Она слушала разговоры мужа о войне в Азии и расовых беспорядках в Америке, но ее больше интересовала погода, чтобы можно было вывезти Даррена на прогулку. Она научилась печь хлеб, пробовала вязать, а Брайан сочинял песни, выступал против войны и фанатизма.

По мере того как ее тело обретало прежнюю форму, Бев успокаивалась. Наступила самая светлая пора ее жизни. Сын рос крепким и здоровым, муж обращался с ней как с принцессой.

Прижимая к груди Даррена и глядя на Эмму, сидящую у ее ног, она думала о том, что дождь прошел, солнце ярко светит и после обеда можно погулять с детьми в парке.

— Сейчас я уложу его в кроватку, Эмма, он заснул.

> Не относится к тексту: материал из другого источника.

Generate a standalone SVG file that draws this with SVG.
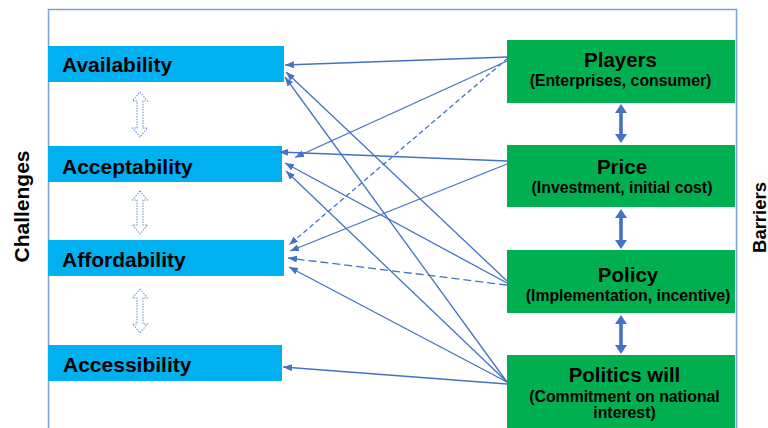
<svg xmlns="http://www.w3.org/2000/svg" width="768" height="428" viewBox="0 0 768 428">
<style>
.lbl{font-family:"Liberation Sans",Arial,sans-serif;font-weight:bold;fill:#000}
.blue{fill:#00B0F0}
.green{fill:#00B050}
.frame{fill:none;stroke:#7F9FD9;stroke-width:1.5}
.con{fill:none;stroke:#4472C4;stroke-width:1.3;marker-end:url(#ah)}
.d1{stroke-dasharray:5 3}
.d2{stroke-dasharray:8 4}
.hollow{fill:none;stroke:#7396D6;stroke-width:1.1;stroke-dasharray:1.5 1.2}
.solidarrow{fill:#4472C4}
</style>
<defs>
<marker id="ah" markerUnits="userSpaceOnUse" markerWidth="10" markerHeight="8" refX="9" refY="3.5" orient="auto">
<path d="M0,0 L9,3.5 L0,7 z" fill="#4472C4"/>
</marker>
</defs>
<rect width="768" height="428" fill="#fff"/>
<path class="frame" d="M48.5,430 L48.5,9.5 L736.5,9.5 L736.5,430"/>
<text class="lbl" font-size="21" transform="translate(28.5,206.5) rotate(-90)" text-anchor="middle">Challenges</text>
<text class="lbl" font-size="18.5" transform="translate(765.5,217.5) rotate(-90)" text-anchor="middle">Barriers</text>

<g id="availability"><rect class="blue" x="48" y="46" width="236" height="36"/><text class="lbl" x="62" y="72" font-size="21">Availability</text></g>
<g id="acceptability"><rect class="blue" x="48" y="146" width="234" height="36"/><text class="lbl" x="62" y="174" font-size="21">Acceptability</text></g>
<g id="affordability"><rect class="blue" x="48" y="240" width="236" height="36"/><text class="lbl" x="62" y="267" font-size="21">Affordability</text></g>
<g id="accessibility"><rect class="blue" x="48" y="345" width="234" height="36"/><text class="lbl" x="63" y="372" font-size="21">Accessibility</text></g>

<g id="players"><rect class="green" x="507" y="40" width="228" height="63"/><text class="lbl" x="620.5" y="67" font-size="20.5" text-anchor="middle">Players</text><text class="lbl" x="620.5" y="86" font-size="15.8" text-anchor="middle">(Enterprises, consumer)</text></g>
<g id="price"><rect class="green" x="507" y="145" width="228" height="62"/><text class="lbl" x="622" y="174" font-size="20.5" text-anchor="middle">Price</text><text class="lbl" x="622" y="193" font-size="15.8" text-anchor="middle">(Investment, initial cost)</text></g>
<g id="policy"><rect class="green" x="507" y="250" width="228" height="63"/><text class="lbl" x="628" y="282" font-size="20.5" text-anchor="middle">Policy</text><text class="lbl" x="628" y="301" font-size="15.8" text-anchor="middle">(Implementation, incentive)</text></g>
<g id="politics-will"><rect class="green" x="507" y="355" width="228" height="75"/><text class="lbl" x="624.5" y="382" font-size="20.5" text-anchor="middle">Politics will</text><text class="lbl" x="624.5" y="402" font-size="15.8" text-anchor="middle">(Commitment on national</text><text class="lbl" x="624.5" y="418" font-size="15.8" text-anchor="middle">interest)</text></g>

<g id="connectors">
<path class="hollow" d="M140,92 L147.5,101 L143,101 L143,128 L147.5,128 L140,137 L132.5,128 L137,128 L137,101 L132.5,101 Z"/>
<path class="hollow" d="M140,191 L147.5,200 L143,200 L143,225 L147.5,225 L140,234 L132.5,225 L137,225 L137,200 L132.5,200 Z"/>
<path class="hollow" d="M140,289 L147.5,298 L143,298 L143,324 L147.5,324 L140,333 L132.5,324 L137,324 L137,298 L132.5,298 Z"/>
<path class="solidarrow" d="M621,104 L627,113 L622.8,113 L622.8,134 L627,134 L621,143 L615,134 L619.2,134 L619.2,113 L615,113 Z"/>
<path class="solidarrow" d="M621,209 L627,218 L622.8,218 L622.8,240 L627,240 L621,249 L615,240 L619.2,240 L619.2,218 L615,218 Z"/>
<path class="solidarrow" d="M621,315 L627,324 L622.8,324 L622.8,345 L627,345 L621,354 L615,345 L619.2,345 L619.2,324 L615,324 Z"/>
<path class="con" d="M508,57 L285,65"/>
<path class="con" d="M507,61 L295,157.5"/>
<path class="con d1" d="M508,58 L289,245"/>
<path class="con" d="M507,161 L279,152"/>
<path class="con" d="M507,164 L290,251"/>
<path class="con" d="M507,281 L286,72"/>
<path class="con" d="M507,283 L285,163"/>
<path class="con d2" d="M507,285 L288,258"/>
<path class="con" d="M507,382 L285,77"/>
<path class="con" d="M507,382 L286,171"/>
<path class="con" d="M507,382 L289,267"/>
<path class="con" d="M507,384 L283,367"/>
</g>
</svg>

— Можно подержать его, когда он проснется?

—Да, но только если я рядом..

— Мисс Уоллингсфорд никогда не позволяет мне брать его на руки.

— Она лишь проявляет осторожность.

Расправив на сыне одеяльце, Бев отошла от кроватки. Малышу почти пять месяцев, она уже не представляет себе жизни без него.

— Давай спустимся на кухню и попробуем испечь что-нибудь вкусное. Твой папа очень любит шоколадные торты.

В коридоре ждала няня со свежим бельем для детской.

— Он сыт, пусть немного отдохнет, Элис.

— Да, мэм.

— Мы с Эммой будем на кухне.

Час спустя, когда испеченный торт уже остывал, хлопнула входная дверь.

— Твой папа вернулся. — Бев машинально поправила волосы и поспешила навстречу мужу: — Брай, я не ждала тебя раньше… Что случилось?

Брайан, с мертвенно-бледным лицом и покрасневшими глазами, тряхнул головой, словно желая прийти в себя:

— Его убили.

— Что? — Она схватила его за руки. — Кого убили?

— Кеннеди. Роберта Кеннеди. Его застрелили.

— О боже милосердный!

Бев в ужасе глядела на мужа. Она вспомнила, как убили президента Америки, как скорбел потрясенный мир. Теперь настал черед его младшего брата.

— Мы репетировали, готовя новый альбом, — начал Брай ан. — Когда Пит сообщил нам об услышанном по радио, никто сначала ему не поверил. Черт возьми, Бев, несколько месяцев назад Кинг, а теперь это. Что происходит в мире?

— Мистер Макавой… — Побелев, Элис застыла на лестнице. — Это правда? Вы уверены?

— Да.

— О, несчастная семья! — Няня вцепилась руками в передник. — Какое горе Для матери.